> **RECORDED DATA**:
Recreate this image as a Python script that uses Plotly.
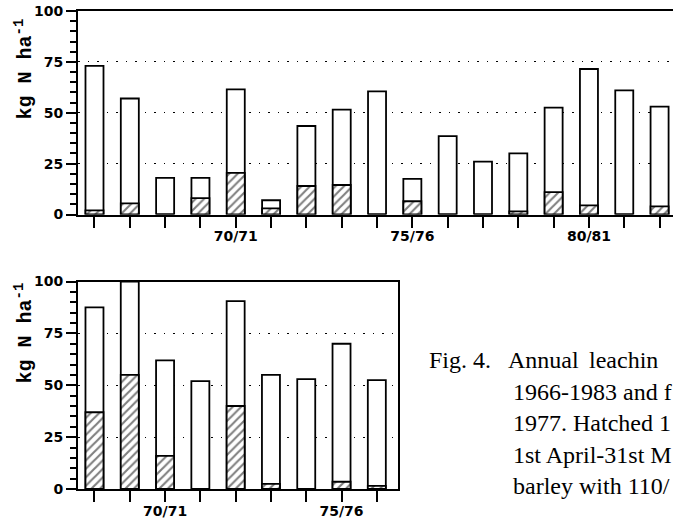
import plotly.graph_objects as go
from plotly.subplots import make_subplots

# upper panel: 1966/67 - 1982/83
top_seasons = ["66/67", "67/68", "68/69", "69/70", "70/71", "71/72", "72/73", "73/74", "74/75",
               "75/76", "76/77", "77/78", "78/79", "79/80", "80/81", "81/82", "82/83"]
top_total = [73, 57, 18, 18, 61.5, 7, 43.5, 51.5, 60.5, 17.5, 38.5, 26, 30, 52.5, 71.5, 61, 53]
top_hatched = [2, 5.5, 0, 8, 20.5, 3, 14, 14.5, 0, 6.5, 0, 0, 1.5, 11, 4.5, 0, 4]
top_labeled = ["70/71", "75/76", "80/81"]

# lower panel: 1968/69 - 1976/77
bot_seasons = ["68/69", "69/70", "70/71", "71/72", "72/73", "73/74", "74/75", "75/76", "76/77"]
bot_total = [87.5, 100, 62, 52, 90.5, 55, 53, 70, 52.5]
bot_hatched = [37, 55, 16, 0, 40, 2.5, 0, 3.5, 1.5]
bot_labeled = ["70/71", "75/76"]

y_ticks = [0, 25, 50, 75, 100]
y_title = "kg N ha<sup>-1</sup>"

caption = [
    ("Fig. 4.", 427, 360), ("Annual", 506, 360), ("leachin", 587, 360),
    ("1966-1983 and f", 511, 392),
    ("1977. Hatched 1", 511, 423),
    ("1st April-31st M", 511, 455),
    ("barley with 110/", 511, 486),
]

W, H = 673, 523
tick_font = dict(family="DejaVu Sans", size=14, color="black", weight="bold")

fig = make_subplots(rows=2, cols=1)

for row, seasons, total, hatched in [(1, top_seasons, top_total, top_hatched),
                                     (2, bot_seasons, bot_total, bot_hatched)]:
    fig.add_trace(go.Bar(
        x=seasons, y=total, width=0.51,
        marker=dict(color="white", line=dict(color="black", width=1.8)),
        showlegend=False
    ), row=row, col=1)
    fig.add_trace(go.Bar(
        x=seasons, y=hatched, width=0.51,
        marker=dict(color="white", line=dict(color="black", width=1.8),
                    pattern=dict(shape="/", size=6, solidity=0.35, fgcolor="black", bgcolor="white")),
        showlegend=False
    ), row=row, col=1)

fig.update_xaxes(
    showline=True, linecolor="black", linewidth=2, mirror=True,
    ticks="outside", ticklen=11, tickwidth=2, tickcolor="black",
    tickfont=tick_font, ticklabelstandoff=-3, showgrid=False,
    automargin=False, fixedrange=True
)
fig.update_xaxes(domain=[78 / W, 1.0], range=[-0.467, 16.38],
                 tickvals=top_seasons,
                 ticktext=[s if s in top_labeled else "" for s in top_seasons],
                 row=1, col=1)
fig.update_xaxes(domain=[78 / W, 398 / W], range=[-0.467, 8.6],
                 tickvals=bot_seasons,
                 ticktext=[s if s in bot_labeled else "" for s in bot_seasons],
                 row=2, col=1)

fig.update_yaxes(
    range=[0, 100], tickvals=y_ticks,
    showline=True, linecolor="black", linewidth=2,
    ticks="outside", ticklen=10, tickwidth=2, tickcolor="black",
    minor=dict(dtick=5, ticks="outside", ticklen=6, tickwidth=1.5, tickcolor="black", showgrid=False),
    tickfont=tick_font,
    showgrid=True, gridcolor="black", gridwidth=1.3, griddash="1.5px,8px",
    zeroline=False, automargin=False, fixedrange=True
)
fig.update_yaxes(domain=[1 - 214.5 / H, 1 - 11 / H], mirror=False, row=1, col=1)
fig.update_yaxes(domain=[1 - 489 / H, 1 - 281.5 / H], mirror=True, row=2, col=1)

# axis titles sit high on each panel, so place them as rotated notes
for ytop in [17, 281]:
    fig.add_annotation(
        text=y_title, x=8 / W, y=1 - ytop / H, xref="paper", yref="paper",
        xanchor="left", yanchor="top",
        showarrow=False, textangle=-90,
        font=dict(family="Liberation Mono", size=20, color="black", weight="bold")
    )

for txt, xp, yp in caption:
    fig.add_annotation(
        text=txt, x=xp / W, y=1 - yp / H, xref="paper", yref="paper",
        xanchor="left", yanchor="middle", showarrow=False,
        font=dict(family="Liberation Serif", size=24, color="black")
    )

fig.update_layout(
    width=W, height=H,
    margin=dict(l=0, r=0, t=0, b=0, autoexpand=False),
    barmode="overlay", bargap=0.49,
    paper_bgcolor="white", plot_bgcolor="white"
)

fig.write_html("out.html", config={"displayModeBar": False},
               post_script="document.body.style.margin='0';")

> **GIVEN REQUEST**: Write out the material above once more, exactly as it reads, with no pictures.

> **CORRECT RESULT**:
Recreate this image as a Python script that uses Plotly.
import plotly.graph_objects as go
from plotly.subplots import make_subplots

# upper panel: 1966/67 - 1982/83
top_seasons = ["66/67", "67/68", "68/69", "69/70", "70/71", "71/72", "72/73", "73/74", "74/75",
               "75/76", "76/77", "77/78", "78/79", "79/80", "80/81", "81/82", "82/83"]
top_total = [73, 57, 18, 18, 61.5, 7, 43.5, 51.5, 60.5, 17.5, 38.5, 26, 30, 52.5, 71.5, 61, 53]
top_hatched = [2, 5.5, 0, 8, 20.5, 3, 14, 14.5, 0, 6.5, 0, 0, 1.5, 11, 4.5, 0, 4]
top_labeled = ["70/71", "75/76", "80/81"]

# lower panel: 1968/69 - 1976/77
bot_seasons = ["68/69", "69/70", "70/71", "71/72", "72/73", "73/74", "74/75", "75/76", "76/77"]
bot_total = [87.5, 100, 62, 52, 90.5, 55, 53, 70, 52.5]
bot_hatched = [37, 55, 16, 0, 40, 2.5, 0, 3.5, 1.5]
bot_labeled = ["70/71", "75/76"]

y_ticks = [0, 25, 50, 75, 100]
y_title = "kg N ha<sup>-1</sup>"

caption = [
    ("Fig. 4.", 427, 360), ("Annual", 506, 360), ("leachin", 587, 360),
    ("1966-1983 and f", 511, 392),
    ("1977. Hatched 1", 511, 423),
    ("1st April-31st M", 511, 455),
    ("barley with 110/", 511, 486),
]

W, H = 673, 523
tick_font = dict(family="DejaVu Sans", size=14, color="black", weight="bold")

fig = make_subplots(rows=2, cols=1)

for row, seasons, total, hatched in [(1, top_seasons, top_total, top_hatched),
                                     (2, bot_seasons, bot_total, bot_hatched)]:
    fig.add_trace(go.Bar(
        x=seasons, y=total, width=0.51,
        marker=dict(color="white", line=dict(color="black", width=1.8)),
        showlegend=False
    ), row=row, col=1)
    fig.add_trace(go.Bar(
        x=seasons, y=hatched, width=0.51,
        marker=dict(color="white", line=dict(color="black", width=1.8),
                    pattern=dict(shape="/", size=6, solidity=0.35, fgcolor="black", bgcolor="white")),
        showlegend=False
    ), row=row, col=1)

fig.update_xaxes(
    showline=True, linecolor="black", linewidth=2, mirror=True,
    ticks="outside", ticklen=11, tickwidth=2, tickcolor="black",
    tickfont=tick_font, ticklabelstandoff=-3, showgrid=False,
    automargin=False, fixedrange=True
)
fig.update_xaxes(domain=[78 / W, 1.0], range=[-0.467, 16.38],
                 tickvals=top_seasons,
                 ticktext=[s if s in top_labeled else "" for s in top_seasons],
                 row=1, col=1)
fig.update_xaxes(domain=[78 / W, 398 / W], range=[-0.467, 8.6],
                 tickvals=bot_seasons,
                 ticktext=[s if s in bot_labeled else "" for s in bot_seasons],
                 row=2, col=1)

fig.update_yaxes(
    range=[0, 100], tickvals=y_ticks,
    showline=True, linecolor="black", linewidth=2,
    ticks="outside", ticklen=10, tickwidth=2, tickcolor="black",
    minor=dict(dtick=5, ticks="outside", ticklen=6, tickwidth=1.5, tickcolor="black", showgrid=False),
    tickfont=tick_font,
    showgrid=True, gridcolor="black", gridwidth=1.3, griddash="1.5px,8px",
    zeroline=False, automargin=False, fixedrange=True
)
fig.update_yaxes(domain=[1 - 214.5 / H, 1 - 11 / H], mirror=False, row=1, col=1)
fig.update_yaxes(domain=[1 - 489 / H, 1 - 281.5 / H], mirror=True, row=2, col=1)

# axis titles sit high on each panel, so place them as rotated notes
for ytop in [17, 281]:
    fig.add_annotation(
        text=y_title, x=8 / W, y=1 - ytop / H, xref="paper", yref="paper",
        xanchor="left", yanchor="top",
        showarrow=False, textangle=-90,
        font=dict(family="Liberation Mono", size=20, color="black", weight="bold")
    )

for txt, xp, yp in caption:
    fig.add_annotation(
        text=txt, x=xp / W, y=1 - yp / H, xref="paper", yref="paper",
        xanchor="left", yanchor="middle", showarrow=False,
        font=dict(family="Liberation Serif", size=24, color="black")
    )

fig.update_layout(
    width=W, height=H,
    margin=dict(l=0, r=0, t=0, b=0, autoexpand=False),
    barmode="overlay", bargap=0.49,
    paper_bgcolor="white", plot_bgcolor="white"
)

fig.write_html("out.html", config={"displayModeBar": False},
               post_script="document.body.style.margin='0';")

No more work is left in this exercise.